Genau dies ist der Inhalt des „Messias“. Im Textbuch unterteilte Jennens den
Ablauf der Ereignisse, die in Worten der Heiligen Schrift mehr angedeutet
denn berichtet werden, in drei Teile: „Die Prophezeiung des Messias und ihre
Erfüllung“ – „Von der Passion zum Triumph“ – „Die Rolle des Messias im Leben
nach dem Tode“. Jeder der drei Teile ist noch einmal in vier bis sieben
Kapitel untergliedert, denen Jennens belehrende Überschriften gab. Geschickt
hat er dabei in die allgemeinen Aussagen und Weissagungen aus dem Alten
Testament jeweils ein Kapitel aus dem Neuen Testament eingeflochten:

Teil I: Die Prophezeiung des Messias und ihre Erfüllung
Auf die die drei Prophezeiungen der messianischen Sendung, der Welterlösung,
des Weltgerichts und der Menschwerdung, folgt die Darstellung des
Weihnachtsgeschehens.

Teil II: Von der Passion zum Triumph
Hier stehen die Ereignisse des Neuen Testaments am Anfang: Passion, Tod,
Auferstehung und Himmelfahrt.
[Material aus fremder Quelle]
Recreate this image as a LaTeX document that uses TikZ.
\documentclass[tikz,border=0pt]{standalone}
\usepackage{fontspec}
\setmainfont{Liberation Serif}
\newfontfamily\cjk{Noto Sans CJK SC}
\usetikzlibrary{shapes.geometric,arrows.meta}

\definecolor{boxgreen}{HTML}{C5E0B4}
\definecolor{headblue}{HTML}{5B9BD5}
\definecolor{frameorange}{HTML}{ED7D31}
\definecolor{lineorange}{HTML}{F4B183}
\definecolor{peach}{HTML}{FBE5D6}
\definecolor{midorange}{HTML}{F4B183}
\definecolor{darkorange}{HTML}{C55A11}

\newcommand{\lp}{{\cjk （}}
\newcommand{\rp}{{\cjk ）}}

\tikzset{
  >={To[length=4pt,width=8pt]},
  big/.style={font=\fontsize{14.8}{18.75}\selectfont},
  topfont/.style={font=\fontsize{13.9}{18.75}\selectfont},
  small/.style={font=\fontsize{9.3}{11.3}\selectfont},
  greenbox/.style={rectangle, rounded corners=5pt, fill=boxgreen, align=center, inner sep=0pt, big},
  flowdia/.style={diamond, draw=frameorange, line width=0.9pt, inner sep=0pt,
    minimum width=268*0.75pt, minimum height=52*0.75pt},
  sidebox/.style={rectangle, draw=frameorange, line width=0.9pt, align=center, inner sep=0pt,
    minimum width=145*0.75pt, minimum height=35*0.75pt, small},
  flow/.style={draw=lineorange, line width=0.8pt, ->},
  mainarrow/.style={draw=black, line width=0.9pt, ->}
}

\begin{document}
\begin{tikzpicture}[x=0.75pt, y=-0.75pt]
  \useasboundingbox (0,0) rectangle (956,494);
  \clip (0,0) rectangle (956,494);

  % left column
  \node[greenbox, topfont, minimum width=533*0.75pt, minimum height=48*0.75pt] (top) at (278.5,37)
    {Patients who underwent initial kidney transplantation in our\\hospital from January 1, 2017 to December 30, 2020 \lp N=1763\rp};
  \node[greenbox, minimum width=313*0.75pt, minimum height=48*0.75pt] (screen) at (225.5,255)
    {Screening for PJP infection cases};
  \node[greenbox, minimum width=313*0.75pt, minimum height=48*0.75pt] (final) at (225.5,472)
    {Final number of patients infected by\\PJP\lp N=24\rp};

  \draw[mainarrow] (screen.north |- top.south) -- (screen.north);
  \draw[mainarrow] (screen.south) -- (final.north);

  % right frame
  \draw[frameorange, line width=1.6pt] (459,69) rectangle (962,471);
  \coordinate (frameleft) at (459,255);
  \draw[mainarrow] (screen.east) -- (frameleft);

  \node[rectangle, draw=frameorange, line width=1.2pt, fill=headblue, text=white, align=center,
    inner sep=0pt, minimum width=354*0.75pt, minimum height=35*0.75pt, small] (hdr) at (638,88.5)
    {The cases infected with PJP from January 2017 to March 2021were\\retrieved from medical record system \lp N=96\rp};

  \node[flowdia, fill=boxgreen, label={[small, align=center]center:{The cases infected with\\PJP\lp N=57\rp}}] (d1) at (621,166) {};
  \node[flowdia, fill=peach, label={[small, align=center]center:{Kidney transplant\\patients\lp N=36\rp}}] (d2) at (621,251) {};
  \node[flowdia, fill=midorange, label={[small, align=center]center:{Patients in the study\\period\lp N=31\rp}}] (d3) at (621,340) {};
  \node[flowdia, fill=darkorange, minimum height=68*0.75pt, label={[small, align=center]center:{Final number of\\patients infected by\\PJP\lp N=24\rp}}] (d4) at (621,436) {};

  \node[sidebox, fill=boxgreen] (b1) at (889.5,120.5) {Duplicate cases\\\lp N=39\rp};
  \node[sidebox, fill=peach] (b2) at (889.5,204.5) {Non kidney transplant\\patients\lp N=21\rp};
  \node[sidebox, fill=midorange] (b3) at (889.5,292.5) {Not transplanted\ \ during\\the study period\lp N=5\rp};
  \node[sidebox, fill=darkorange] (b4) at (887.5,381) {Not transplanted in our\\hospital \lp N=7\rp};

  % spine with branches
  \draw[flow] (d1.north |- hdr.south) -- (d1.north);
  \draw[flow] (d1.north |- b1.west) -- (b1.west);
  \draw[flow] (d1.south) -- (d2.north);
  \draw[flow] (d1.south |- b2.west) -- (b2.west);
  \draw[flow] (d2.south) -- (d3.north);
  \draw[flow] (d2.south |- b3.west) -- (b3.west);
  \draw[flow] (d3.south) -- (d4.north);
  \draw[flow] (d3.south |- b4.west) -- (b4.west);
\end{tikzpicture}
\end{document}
Darauf folgen Aussagen, die sich auf die
Ausbreitung der christlichen Lehre zur Weltreligion beziehen: Pfingsten,
Verfolgung und Ablehnung durch die Heiden, schließlich der Sieg und der
ewige Triumph des Christentums (Hallelujah).
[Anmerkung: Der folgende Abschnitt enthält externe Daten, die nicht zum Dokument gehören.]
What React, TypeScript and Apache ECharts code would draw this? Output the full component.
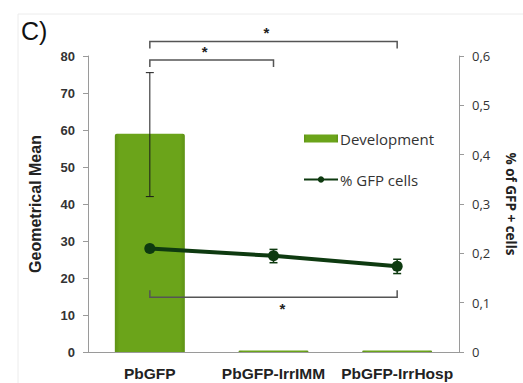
import React, { useEffect, useRef } from "react";
import * as echarts from "echarts";

const categories = ["PbGFP", "PbGFP-IrrIMM", "PbGFP-IrrHosp"];
const developmentValues = [59, 0.4, 0.4];
const developmentErrLow = [42, 0.4, 0.4];
const developmentErrHigh = [75.5, 0.4, 0.4];
const gfpValues = [0.21, 0.195, 0.174];
const gfpErrLow = [0.205, 0.181, 0.159];
const gfpErrHigh = [0.215, 0.208, 0.188];
const leftTicks = { min: 0, max: 80, interval: 10 };
const rightTicks = { min: 0, max: 0.6, interval: 0.1 };
// brackets: [fromCategory, toCategory, leftAxisValue, direction (1 = ticks down, -1 = ticks up)]
const brackets = [
  [0, 2, 83.9, 1],
  [0, 1, 78.9, 1],
  [0, 2, 14.8, -1],
];

export default function App() {
  const ref = useRef<HTMLDivElement>(null);
  useEffect(() => {
    if (!ref.current) return;
    const chart = echarts.init(ref.current, null, { renderer: "svg" });
    const barColor = new echarts.graphic.LinearGradient(0, 0, 1, 0, [
      { offset: 0, color: "#5e9215" },
      { offset: 0.07, color: "#6ba41a" },
      { offset: 0.93, color: "#6ba41a" },
      { offset: 1, color: "#5e9215" },
    ]);
    const errRender = (color: string, width: number, cap: number) => (params: any, api: any) => {
      const x = api.value(0);
      const lo = api.coord([x, api.value(1)]);
      const hi = api.coord([x, api.value(2)]);
      const style = { stroke: color, lineWidth: width };
      return {
        type: "group",
        children: [
          { type: "line", shape: { x1: lo[0], y1: lo[1], x2: hi[0], y2: hi[1] }, style },
          { type: "line", shape: { x1: hi[0] - cap, y1: hi[1], x2: hi[0] + cap, y2: hi[1] }, style },
          { type: "line", shape: { x1: lo[0] - cap, y1: lo[1], x2: lo[0] + cap, y2: lo[1] }, style },
        ],
      };
    };
    chart.setOption({
      animation: false,
      backgroundColor: "#fff",
      title: {
        text: "C)",
        left: 16,
        top: 13,
        textStyle: { fontFamily: "Liberation Sans", fontSize: 25, fontWeight: "normal", color: "#111" },
      },
      graphic: [
        {
          type: "rect",
          shape: { x: 18, y: 14, width: 620, height: 420 },
          style: { fill: "none", stroke: "#ececec", lineWidth: 1 },
          silent: true,
          z: -1,
        },
      ],
      legend: {
        left: 298,
        top: 126,
        orient: "vertical",
        itemGap: 26,
        itemWidth: 34,
        itemHeight: 8,
        data: [
          { name: "Development", icon: "rect" },
          { name: "% GFP cells" },
        ],
        textStyle: { fontFamily: "Open Sans", fontSize: 15, color: "#333", padding: [0, 0, 0, -3] },
      },
      grid: { left: 88, right: 64, top: 56, bottom: 31, outerBoundsMode: "none", containLabel: false },
      xAxis: {
        type: "category",
        data: categories,
        axisLine: { lineStyle: { color: "#9a9a9a", width: 1 } },
        axisTick: { show: false },
        axisLabel: {
          interval: 0,
          hideOverlap: false,
          fontFamily: "Liberation Sans",
          fontWeight: "bold",
          fontSize: 15.5,
          color: "#222",
          margin: 13,
        },
      },
      yAxis: [
        {
          type: "value",
          ...leftTicks,
          name: "Geometrical Mean",
          nameLocation: "middle",
          nameGap: 45,
          nameTextStyle: { fontFamily: "Liberation Sans", fontWeight: "bold", fontSize: 16, color: "#222" },
          axisLine: { show: true, lineStyle: { color: "#9a9a9a" } },
          axisTick: { show: true, length: 5, lineStyle: { color: "#9a9a9a" } },
          splitLine: { show: false },
          axisLabel: {
            fontFamily: "Liberation Sans",
            fontWeight: "bold",
            fontSize: 13,
            color: "#333",
            margin: 13,
          },
        },
        {
          type: "value",
          ...rightTicks,
          position: "right",
          name: "% of GFP + cells",
          nameLocation: "middle",
          nameGap: 45,
          nameRotate: -90,
          nameTextStyle: { fontFamily: "Open Sans", fontWeight: "bold", fontSize: 13.5, color: "#222" },
          axisLine: { show: true, lineStyle: { color: "#9a9a9a" } },
          axisTick: { show: true, length: 5, lineStyle: { color: "#9a9a9a" } },
          splitLine: { show: false },
          axisLabel: {
            fontFamily: "Open Sans",
            fontSize: 13,
            color: "#333",
            margin: 13,
            formatter: (v: number) => (v === 0 ? "0" : v.toFixed(1).replace(".", ",")),
          },
        },
      ],
      series: [
        {
          name: "Development",
          type: "bar",
          data: developmentValues,
          barWidth: 70,
          itemStyle: { color: barColor, borderRadius: [2, 2, 0, 0] },
          z: 1,
        },
        {
          name: "devErr",
          type: "custom",
          yAxisIndex: 0,
          data: developmentValues
            .map((v, i) => [i, developmentErrLow[i], developmentErrHigh[i], v])
            .filter((d) => d[2] - d[1] > 1),
          renderItem: errRender("#1a1a1a", 1, 4),
          z: 3,
          clip: false,
          silent: true,
        },
        {
          name: "% GFP cells",
          type: "line",
          yAxisIndex: 1,
          data: gfpValues,
          lineStyle: { color: "#0e3a10", width: 4 },
          itemStyle: { color: "#0e3a10" },
          symbol: "circle",
          symbolSize: 11,
          z: 5,
        },
        {
          name: "gfpErr",
          type: "custom",
          yAxisIndex: 1,
          data: gfpValues.map((v, i) => [i, gfpErrLow[i], gfpErrHigh[i]]),
          renderItem: errRender("#0e3a10", 1.5, 4),
          z: 6,
          clip: false,
          silent: true,
        },
        {
          name: "brackets",
          type: "custom",
          yAxisIndex: 0,
          data: brackets,
          clip: false,
          silent: true,
          z: 4,
          renderItem: (params: any, api: any) => {
            const a = api.coord([api.value(0), api.value(2)]);
            const b = api.coord([api.value(1), api.value(2)]);
            const dir = api.value(3);
            const t = 7 * dir;
            const mid = (a[0] + b[0]) / 2 + (dir > 0 ? -7 : 9);
            return {
              type: "group",
              children: [
                {
                  type: "polyline",
                  shape: { points: [[a[0], a[1] + t], [a[0], a[1]], [b[0], b[1]], [b[0], b[1] + t]] },
                  style: { stroke: "#555", lineWidth: 1.5, fill: "none" },
                },
                {
                  type: "text",
                  x: mid,
                  y: dir > 0 ? a[1] - 9 : a[1] + 11,
                  style: {
                    text: "*",
                    fontFamily: "Liberation Sans",
                    fontWeight: "bold",
                    fontSize: 15,
                    fill: "#222",
                    align: "center",
                    verticalAlign: "middle",
                  },
                },
              ],
            };
          },
        },
      ],
    });
    return () => chart.dispose();
  }, []);
  return <div ref={ref} style={{ width: 523, height: 383, position: "absolute", left: 0, top: 0 }} />;
}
Teil III: Die Rolle des Messias im Leben nach dem Tode
Die Arie „I know that my redeemer liveth“ eröffnet den Schlussteil mit der
persönlichsten Aussage des Werkes: der Überzeugung, dass Christus lebt und
jeder Mensch durch ihn auferstehen werde. Aussagen über die Auferstehung
aller Toten und die Fürsprache des Heilands beim jüngsten Gericht bereiten
den grandiosen Schluss vor: die Vision der Anbetung des Lammes durch die
Erlösten im Himmel.

Händels Musik

Zu Händels Musik genügt es, einen Zeitungsartikel aus dem Dublin Journal zu
zitieren, der unter dem Eindruck der Uraufführung verfasst wurde: „Es
scheint eine Art von Musik zu sein, die sich von jeder anderen
unterscheidet. Denn obwohl die Komposition meisterhaft und überaus kunstvoll
ist, ist die Harmonie doch so groß und offen, dass sie allen gefällt, die
Ohren haben zu hören, ob sie nun Kenner sind oder keine… Es gibt keinen
Dialog, keine schnelle Wechselrede, die doch oft so schwach daherkommt.
Stattdessen wird in diesem Stück die Aufmerksamkeit vom Anfang bis zum Ende
gefesselt, indem die Rezitative nur aus Sentenzen bestehen, was ihnen einen
ungemeinen Nachdruck verleiht.“

Was der irische Bischof Edward Synge in diesem Artikel nur andeutete, ist
die Großartigkeit der Chöre, in denen Händel mehr Gebrauch von strengen
Fugen und kontrapunktischen Kunstgriffen machte als sonst in seinen
Oratorien. Das malerische Element fehlt fast völlig, wie es etwa in den
Chören von „Israel in Ägypten“ oder „Saul“ so deutlich hervortritt. Alles
konzentriert sich auf die Größe der wechselnden Affekte, besonders im
zweiten Teil mit seinen einander fast verdrängenden chorischen Bildern „von
der Passion zum Triumph“.

Die Arien hat Händel so schlicht gehalten wie in keinem anderen seiner
Werke, von den „Chandos Anthems“ abgesehen. Außer einigen später
hinzugefügten Bravourstellen für Starsolisten wie den Kastraten Guadagni ist
die Haltung der Arien schlicht, fast liedhaft und auch in der Form knapp.
Pro Teil gibt es nur eine große Arie in Da-Capo-Form: „For who may abide“ im
ersten Teil, „He was despised“ im zweiten, „The trumpet shall sound“ im
dritten Teil. Wie Händels Solisten in der Dubliner Uraufführung trotz oder
gerade wegen der Schlichtheit dieser Musik reüssierten, ist den Berichten
der Zeitzeugen zu entnehmen. Besonders Susanna Cibber, Händels treue
Mezzosopranistin, weckte heilige Gefühle, in die auch sanfte Erotik
hineinspielen durfte:
„Ihr Aussehen lehrt die Streicher klingen,
und ihre Lippen künden jene Leidenschaft,
von der sie singen.“
Sicher hätte der Bischof von London protestiert, wäre er dabei gewesen.